> _What is expected_
Quote all of the data exactly as given. Skip every picture it contains.

* start Supplied material *

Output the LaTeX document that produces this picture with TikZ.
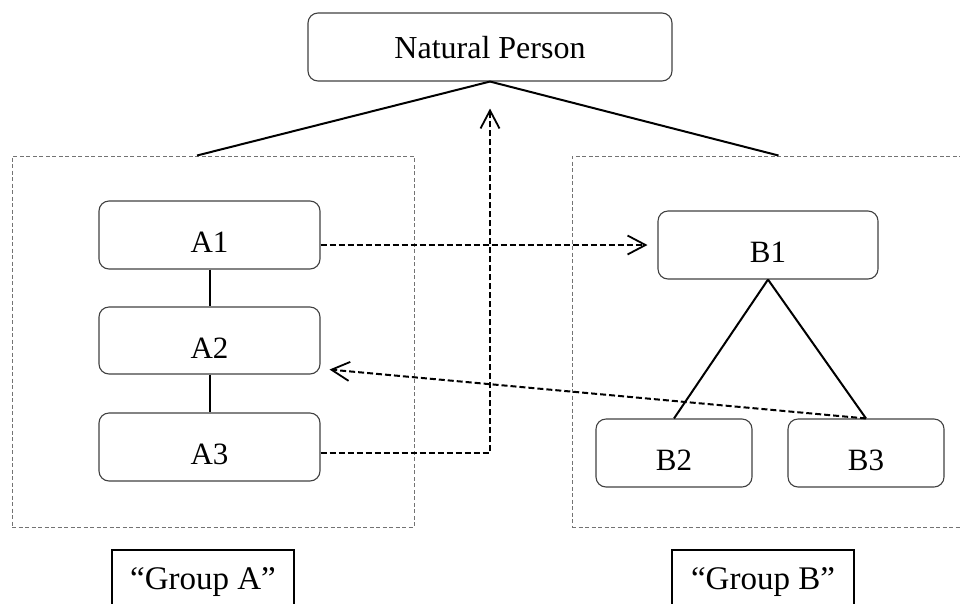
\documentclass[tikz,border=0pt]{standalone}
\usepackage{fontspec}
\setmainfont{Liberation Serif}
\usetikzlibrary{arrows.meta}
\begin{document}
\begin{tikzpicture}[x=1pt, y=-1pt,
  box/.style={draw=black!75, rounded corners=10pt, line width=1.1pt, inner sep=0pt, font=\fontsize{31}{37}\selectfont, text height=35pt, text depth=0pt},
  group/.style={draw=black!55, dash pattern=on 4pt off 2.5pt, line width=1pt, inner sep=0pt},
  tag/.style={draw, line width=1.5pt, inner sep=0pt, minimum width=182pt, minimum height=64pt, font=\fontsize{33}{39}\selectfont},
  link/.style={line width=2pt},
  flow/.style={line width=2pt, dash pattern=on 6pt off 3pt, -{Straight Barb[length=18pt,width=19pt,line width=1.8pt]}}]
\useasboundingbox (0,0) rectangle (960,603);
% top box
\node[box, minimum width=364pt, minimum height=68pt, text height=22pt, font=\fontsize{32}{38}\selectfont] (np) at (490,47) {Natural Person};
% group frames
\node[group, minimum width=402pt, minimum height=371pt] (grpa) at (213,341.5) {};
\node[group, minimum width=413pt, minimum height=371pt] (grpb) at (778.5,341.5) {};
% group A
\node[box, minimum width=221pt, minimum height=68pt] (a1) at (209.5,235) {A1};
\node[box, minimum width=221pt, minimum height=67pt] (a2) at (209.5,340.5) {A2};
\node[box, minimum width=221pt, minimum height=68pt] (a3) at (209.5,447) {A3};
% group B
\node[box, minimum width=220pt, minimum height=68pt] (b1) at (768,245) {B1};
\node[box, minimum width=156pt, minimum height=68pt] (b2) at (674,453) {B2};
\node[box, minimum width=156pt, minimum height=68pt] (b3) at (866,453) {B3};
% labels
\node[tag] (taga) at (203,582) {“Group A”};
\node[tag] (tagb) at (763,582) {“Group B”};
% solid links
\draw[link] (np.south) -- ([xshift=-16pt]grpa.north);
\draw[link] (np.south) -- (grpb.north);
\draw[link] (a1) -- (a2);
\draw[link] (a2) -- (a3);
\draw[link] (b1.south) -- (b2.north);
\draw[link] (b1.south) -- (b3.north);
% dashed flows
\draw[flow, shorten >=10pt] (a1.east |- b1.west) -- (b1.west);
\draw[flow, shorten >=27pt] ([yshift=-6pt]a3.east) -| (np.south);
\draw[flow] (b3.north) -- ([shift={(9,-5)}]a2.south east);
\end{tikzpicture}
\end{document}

* end Supplied material *

> _Result below_
Output the LaTeX document that produces this picture with TikZ.
\documentclass[tikz,border=0pt]{standalone}
\usepackage{fontspec}
\setmainfont{Liberation Serif}
\usetikzlibrary{arrows.meta}
\begin{document}
\begin{tikzpicture}[x=1pt, y=-1pt,
  box/.style={draw=black!75, rounded corners=10pt, line width=1.1pt, inner sep=0pt, font=\fontsize{31}{37}\selectfont, text height=35pt, text depth=0pt},
  group/.style={draw=black!55, dash pattern=on 4pt off 2.5pt, line width=1pt, inner sep=0pt},
  tag/.style={draw, line width=1.5pt, inner sep=0pt, minimum width=182pt, minimum height=64pt, font=\fontsize{33}{39}\selectfont},
  link/.style={line width=2pt},
  flow/.style={line width=2pt, dash pattern=on 6pt off 3pt, -{Straight Barb[length=18pt,width=19pt,line width=1.8pt]}}]
\useasboundingbox (0,0) rectangle (960,603);
% top box
\node[box, minimum width=364pt, minimum height=68pt, text height=22pt, font=\fontsize{32}{38}\selectfont] (np) at (490,47) {Natural Person};
% group frames
\node[group, minimum width=402pt, minimum height=371pt] (grpa) at (213,341.5) {};
\node[group, minimum width=413pt, minimum height=371pt] (grpb) at (778.5,341.5) {};
% group A
\node[box, minimum width=221pt, minimum height=68pt] (a1) at (209.5,235) {A1};
\node[box, minimum width=221pt, minimum height=67pt] (a2) at (209.5,340.5) {A2};
\node[box, minimum width=221pt, minimum height=68pt] (a3) at (209.5,447) {A3};
% group B
\node[box, minimum width=220pt, minimum height=68pt] (b1) at (768,245) {B1};
\node[box, minimum width=156pt, minimum height=68pt] (b2) at (674,453) {B2};
\node[box, minimum width=156pt, minimum height=68pt] (b3) at (866,453) {B3};
% labels
\node[tag] (taga) at (203,582) {“Group A”};
\node[tag] (tagb) at (763,582) {“Group B”};
% solid links
\draw[link] (np.south) -- ([xshift=-16pt]grpa.north);
\draw[link] (np.south) -- (grpb.north);
\draw[link] (a1) -- (a2);
\draw[link] (a2) -- (a3);
\draw[link] (b1.south) -- (b2.north);
\draw[link] (b1.south) -- (b3.north);
% dashed flows
\draw[flow, shorten >=10pt] (a1.east |- b1.west) -- (b1.west);
\draw[flow, shorten >=27pt] ([yshift=-6pt]a3.east) -| (np.south);
\draw[flow] (b3.north) -- ([shift={(9,-5)}]a2.south east);
\end{tikzpicture}
\end{document}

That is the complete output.